Can evolution help us cure malaria?

Microbiologist Jonathan Eisen explains one reason to better understand evolution is to develop "new drugs and treatments for diseases that affect millions of people."

Why teach evolution? Here is one reason, from the introduction to the textbook, Evolution, that I coauthored:

Because closely related organisms tend to have similar biological features, evolutionary classification can help predict the biology of an organism through comparison with its relatives. The great majority of microbes on this planet have yet to be cultured, which makes it difficult to study their physiology. Using molecular biology methods, genes from unculturable species can be cloned and evolutionary analysis of those genes provides the information to place the unculturable microbes into a tree of life. This permits closely related species to be identified, including ones whose biology has been studied. For example, this approach has led to the development of new drugs to treat malaria.

The causative agent of malaria is a quite unusual organism in terms of its biology and also its evolutionary history, and understanding its unusual evolutionary history turns out to be critical for developing drugs to treat malaria.

Malaria is caused by the infectious eukaryotic parasite Plasmodium falciparum. Because humans are also eukaryotes, humans and P. falciparum share many aspects of their biology. Therefore drugs that have been developed to kill the parasite frequently are quite toxic to humans as well.

So the first part of this story is that, like us, Plasmodium falciparum is a eukaryote, a member of one of the major lineages of life on this planet. And this helps to explain why some drugs that target the malaria parasite are also toxic to humans.

Malaria death rates by age.

 

But the second part of this story is way weirder, and much more interesting. You might know that animal cells (and other eukaryotic cells) contain mitochondria, a specialized subcompartment of the cell (also known as an organelle) that is used for cellular energy metabolism. Mitochondria actually once were free-living bacteria that were captured by, and brought into the cells of, the common ancestor of all eukaryotes. Mitochondria even have their own separate DNA, left over from when they were free-living organisms. You may also know that plants and their relatives have another specialized subcompartment in their cells (in addition to mitochondria) called the chloroplast, which is where photosynthesis occurs. The chloroplast also once was a free-living bacterium and it was captured by the common ancestor of all plants. And here is where the second part of the malaria story comes into play:

In the 1970s, scientists studying an unusual substructure within the P. falciparum cell found that this organelle contained its own DNA. Much to their surprise, evolutionary trees of genes in this DNA indicated that this essential organelle, the apicoplast...was actually closely related to chloroplasts of plants.

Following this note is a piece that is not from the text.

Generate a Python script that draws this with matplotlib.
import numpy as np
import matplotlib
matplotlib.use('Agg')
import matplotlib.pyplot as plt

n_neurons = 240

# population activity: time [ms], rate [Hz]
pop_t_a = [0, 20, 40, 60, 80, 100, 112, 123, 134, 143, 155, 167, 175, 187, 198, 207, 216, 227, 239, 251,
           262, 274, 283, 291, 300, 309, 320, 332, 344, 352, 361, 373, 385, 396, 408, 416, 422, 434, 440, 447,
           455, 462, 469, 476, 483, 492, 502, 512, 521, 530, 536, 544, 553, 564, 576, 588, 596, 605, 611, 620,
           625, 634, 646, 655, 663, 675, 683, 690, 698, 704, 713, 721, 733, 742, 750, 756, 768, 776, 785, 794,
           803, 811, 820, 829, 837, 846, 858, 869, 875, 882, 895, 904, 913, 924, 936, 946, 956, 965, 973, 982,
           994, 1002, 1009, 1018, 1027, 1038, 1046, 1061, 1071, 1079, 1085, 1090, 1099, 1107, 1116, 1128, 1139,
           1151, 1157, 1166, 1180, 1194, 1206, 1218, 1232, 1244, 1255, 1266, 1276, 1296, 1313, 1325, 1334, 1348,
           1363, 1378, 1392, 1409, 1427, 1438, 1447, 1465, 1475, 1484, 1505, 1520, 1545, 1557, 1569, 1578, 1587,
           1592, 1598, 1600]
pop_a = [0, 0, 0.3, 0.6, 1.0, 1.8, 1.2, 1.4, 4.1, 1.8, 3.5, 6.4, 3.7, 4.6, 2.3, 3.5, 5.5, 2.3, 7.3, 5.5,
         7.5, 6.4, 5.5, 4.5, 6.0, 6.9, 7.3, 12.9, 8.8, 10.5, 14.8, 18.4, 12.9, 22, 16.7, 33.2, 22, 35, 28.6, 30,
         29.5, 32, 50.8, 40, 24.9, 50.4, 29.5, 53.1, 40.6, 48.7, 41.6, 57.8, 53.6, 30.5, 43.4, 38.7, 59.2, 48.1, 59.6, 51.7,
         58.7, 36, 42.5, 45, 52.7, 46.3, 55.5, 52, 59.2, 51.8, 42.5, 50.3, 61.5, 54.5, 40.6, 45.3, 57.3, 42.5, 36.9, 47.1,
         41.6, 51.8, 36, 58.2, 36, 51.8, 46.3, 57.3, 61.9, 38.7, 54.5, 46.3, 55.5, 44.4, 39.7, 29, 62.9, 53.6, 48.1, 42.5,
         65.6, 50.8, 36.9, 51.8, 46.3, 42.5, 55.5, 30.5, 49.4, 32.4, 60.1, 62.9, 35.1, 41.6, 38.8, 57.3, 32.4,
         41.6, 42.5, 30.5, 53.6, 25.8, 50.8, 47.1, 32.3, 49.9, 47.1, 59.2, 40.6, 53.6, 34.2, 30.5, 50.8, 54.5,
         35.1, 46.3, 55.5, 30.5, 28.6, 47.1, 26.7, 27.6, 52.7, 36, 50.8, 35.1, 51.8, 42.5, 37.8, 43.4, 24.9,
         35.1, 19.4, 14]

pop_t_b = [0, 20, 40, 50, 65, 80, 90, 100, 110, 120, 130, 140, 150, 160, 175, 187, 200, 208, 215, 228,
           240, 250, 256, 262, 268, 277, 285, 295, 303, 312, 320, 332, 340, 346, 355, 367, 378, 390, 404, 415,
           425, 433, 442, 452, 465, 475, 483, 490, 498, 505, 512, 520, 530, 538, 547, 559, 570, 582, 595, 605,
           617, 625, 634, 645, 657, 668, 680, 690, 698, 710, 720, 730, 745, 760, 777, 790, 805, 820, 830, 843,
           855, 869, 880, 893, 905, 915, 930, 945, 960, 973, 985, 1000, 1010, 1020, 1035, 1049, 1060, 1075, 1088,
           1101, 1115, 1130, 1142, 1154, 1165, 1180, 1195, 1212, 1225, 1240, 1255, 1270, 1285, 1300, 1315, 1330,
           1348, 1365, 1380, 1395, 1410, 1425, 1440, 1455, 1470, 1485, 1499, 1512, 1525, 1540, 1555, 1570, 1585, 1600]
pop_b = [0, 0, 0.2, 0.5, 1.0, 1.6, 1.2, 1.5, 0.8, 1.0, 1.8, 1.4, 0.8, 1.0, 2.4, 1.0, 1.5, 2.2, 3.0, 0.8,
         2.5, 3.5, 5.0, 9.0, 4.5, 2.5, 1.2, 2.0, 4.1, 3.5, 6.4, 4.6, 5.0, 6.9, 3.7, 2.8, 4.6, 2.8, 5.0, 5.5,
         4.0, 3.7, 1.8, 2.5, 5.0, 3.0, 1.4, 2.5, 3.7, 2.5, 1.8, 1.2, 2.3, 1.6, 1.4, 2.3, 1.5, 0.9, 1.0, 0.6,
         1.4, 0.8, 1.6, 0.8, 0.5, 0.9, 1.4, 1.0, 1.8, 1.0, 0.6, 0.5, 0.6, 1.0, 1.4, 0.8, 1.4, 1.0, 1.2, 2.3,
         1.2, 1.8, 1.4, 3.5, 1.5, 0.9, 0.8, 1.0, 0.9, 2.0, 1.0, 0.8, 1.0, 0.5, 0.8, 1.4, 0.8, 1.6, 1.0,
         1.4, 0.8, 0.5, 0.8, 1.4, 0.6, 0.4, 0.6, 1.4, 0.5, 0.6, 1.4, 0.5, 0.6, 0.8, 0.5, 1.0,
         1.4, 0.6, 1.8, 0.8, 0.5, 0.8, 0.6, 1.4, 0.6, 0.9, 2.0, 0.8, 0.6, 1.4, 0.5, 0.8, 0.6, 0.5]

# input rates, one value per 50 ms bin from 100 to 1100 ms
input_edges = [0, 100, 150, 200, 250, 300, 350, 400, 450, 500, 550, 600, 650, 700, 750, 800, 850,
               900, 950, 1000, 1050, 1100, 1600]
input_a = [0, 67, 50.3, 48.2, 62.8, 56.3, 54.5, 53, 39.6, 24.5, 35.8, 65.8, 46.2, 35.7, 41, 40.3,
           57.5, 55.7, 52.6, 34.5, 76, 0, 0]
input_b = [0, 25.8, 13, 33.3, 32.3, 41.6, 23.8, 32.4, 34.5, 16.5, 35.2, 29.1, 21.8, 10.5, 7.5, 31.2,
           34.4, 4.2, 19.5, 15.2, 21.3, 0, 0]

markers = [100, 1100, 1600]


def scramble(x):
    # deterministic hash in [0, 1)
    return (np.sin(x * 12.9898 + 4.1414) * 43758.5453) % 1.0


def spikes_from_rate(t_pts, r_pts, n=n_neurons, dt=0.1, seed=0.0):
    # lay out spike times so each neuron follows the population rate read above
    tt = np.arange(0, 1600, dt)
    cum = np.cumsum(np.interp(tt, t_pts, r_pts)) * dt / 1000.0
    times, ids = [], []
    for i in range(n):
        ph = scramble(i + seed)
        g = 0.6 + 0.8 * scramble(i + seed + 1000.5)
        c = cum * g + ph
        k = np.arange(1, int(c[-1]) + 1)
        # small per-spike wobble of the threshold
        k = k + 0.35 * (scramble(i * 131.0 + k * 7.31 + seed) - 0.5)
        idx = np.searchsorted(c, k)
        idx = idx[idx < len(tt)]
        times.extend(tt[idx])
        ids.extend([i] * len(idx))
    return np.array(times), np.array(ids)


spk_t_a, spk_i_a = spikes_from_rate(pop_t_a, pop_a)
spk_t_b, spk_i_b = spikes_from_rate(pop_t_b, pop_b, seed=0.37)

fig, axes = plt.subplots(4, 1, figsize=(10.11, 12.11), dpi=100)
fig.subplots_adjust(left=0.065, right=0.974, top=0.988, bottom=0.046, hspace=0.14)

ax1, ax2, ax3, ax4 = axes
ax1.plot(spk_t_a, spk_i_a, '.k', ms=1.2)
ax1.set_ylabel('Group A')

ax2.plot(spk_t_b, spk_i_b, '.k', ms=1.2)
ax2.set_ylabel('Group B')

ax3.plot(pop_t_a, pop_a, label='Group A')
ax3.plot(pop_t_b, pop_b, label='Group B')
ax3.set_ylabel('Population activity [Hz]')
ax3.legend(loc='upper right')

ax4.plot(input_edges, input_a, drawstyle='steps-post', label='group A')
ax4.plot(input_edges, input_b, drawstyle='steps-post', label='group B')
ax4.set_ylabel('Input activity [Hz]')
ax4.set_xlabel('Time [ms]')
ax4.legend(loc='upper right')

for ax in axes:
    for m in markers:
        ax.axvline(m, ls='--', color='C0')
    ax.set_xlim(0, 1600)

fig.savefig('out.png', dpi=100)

This was significant, because plant chloroplasts originated from an endosymbiosis between plant ancestors and a bacterium related to modern-day cyanobacteria (Chapter 6). Evolutionary analysis has now shown that the Plasmodium lineage obtained this plastid by entering into a symbiosis with another eukaryote (most likely an alga) that contained a plastid.

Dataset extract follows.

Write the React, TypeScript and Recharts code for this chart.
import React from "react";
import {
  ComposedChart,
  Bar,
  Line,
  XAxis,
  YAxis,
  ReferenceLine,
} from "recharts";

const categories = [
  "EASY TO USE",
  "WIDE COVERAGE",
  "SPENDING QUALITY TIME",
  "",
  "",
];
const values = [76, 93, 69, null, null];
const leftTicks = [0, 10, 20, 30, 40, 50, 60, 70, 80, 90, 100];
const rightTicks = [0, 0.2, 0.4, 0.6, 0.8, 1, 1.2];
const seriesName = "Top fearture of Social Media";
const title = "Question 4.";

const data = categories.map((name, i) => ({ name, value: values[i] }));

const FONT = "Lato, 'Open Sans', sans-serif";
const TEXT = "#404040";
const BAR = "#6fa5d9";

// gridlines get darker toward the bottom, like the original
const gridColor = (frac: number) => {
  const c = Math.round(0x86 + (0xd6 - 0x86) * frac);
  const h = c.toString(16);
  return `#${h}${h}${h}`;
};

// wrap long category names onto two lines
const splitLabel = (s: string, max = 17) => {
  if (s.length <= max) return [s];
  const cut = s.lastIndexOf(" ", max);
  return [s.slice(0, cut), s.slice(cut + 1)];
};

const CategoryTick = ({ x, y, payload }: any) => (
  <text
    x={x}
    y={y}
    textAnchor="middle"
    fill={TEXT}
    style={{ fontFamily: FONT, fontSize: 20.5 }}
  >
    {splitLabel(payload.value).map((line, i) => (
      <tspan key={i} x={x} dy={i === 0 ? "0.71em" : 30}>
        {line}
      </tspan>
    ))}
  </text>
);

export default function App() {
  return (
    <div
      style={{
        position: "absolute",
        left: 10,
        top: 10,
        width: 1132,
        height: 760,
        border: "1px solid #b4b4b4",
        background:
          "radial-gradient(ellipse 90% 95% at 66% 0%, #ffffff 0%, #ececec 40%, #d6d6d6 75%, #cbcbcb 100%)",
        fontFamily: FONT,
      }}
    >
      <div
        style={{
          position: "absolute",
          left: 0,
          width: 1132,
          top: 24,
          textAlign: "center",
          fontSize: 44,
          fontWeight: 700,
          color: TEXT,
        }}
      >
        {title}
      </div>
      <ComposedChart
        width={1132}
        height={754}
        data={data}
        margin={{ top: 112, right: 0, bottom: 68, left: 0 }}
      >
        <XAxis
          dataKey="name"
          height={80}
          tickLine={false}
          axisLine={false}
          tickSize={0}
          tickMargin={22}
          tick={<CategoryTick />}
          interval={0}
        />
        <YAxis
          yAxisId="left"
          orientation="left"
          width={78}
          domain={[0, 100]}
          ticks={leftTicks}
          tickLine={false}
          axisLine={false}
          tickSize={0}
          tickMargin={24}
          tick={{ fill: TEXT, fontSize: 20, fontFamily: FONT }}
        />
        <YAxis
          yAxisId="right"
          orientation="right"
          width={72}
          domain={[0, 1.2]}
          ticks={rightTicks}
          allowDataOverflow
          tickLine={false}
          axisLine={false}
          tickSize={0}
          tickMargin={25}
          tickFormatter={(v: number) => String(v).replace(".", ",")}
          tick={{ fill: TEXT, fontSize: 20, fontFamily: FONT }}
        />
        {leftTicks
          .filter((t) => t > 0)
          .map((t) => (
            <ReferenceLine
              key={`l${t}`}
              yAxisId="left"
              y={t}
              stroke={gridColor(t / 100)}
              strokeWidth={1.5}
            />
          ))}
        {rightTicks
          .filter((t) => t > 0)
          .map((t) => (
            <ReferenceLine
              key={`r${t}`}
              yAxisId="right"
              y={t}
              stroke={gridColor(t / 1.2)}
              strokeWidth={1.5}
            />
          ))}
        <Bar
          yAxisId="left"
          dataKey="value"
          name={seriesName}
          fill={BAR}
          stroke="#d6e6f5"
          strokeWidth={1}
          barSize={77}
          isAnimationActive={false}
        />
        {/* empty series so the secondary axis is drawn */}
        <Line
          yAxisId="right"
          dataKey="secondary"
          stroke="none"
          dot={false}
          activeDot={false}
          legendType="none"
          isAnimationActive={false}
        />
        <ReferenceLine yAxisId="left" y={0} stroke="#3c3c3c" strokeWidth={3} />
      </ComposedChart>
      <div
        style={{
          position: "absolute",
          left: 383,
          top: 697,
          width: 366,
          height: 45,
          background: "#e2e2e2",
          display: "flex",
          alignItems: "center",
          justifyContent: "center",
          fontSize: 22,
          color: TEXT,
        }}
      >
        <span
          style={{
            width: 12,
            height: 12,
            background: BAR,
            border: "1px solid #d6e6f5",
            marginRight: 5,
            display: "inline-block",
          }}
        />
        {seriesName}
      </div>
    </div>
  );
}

That’s right. The parasite that causes malaria, even though it is not a plant and cannot carry out photosynthesis, has an organelle related to the plant organelles that carry out photosynthesis. (Quick aside: if humans had chloroplasts, could we just sit in the sun and make sugar instead of eating candy bars? Discuss.) Back to the textbook:

While the exact origins of the apicoplast in P. falciparum are still not known, the finding has revolutionized the search for chemotherapeutic agents to treat malarial infections. New drugs are being tested that target the apicoplast and that therefore have fewer side effects on humans. For example, the herbicide Roundup, which targets the chloroplasts of weedy plants, also kills P. falciparum. Relatives of P. falciparum cause many other diseases, and so chloroplast-targeted drugs may work against them too.

So why teach evolution? Well, first, it is just plain cool that many of the life forms we see around us arose from complex, strange, symbioses between completely different life forms. That’s just pretty amazing. And, second, beyond the “whoa” factor, this knowledge has practical consequences, giving researchers promising pathways to follow as they seek to develop new drugs and treatments for diseases that affect millions of people. That’s a good enough reason for me.

Dr. Jonathan Eisen
Short Bio

Jonathan Eisen is a Professor at the University of California, Davis, with appointments in the Genome Center, the Department of Evolution and Ecology, and the Department of Medical Microbiology and Immunology. His current research focuses on the evolution, ecology and function of communities of microbes and how the microbes interact with each other and with hosts. Most of his work involves the use of high-throughput DNA sequencing methods to characterize microbes and the use and development of computational methods to analyze this type of data. In addition to his research, he is heavily involved in science communication and open science activities.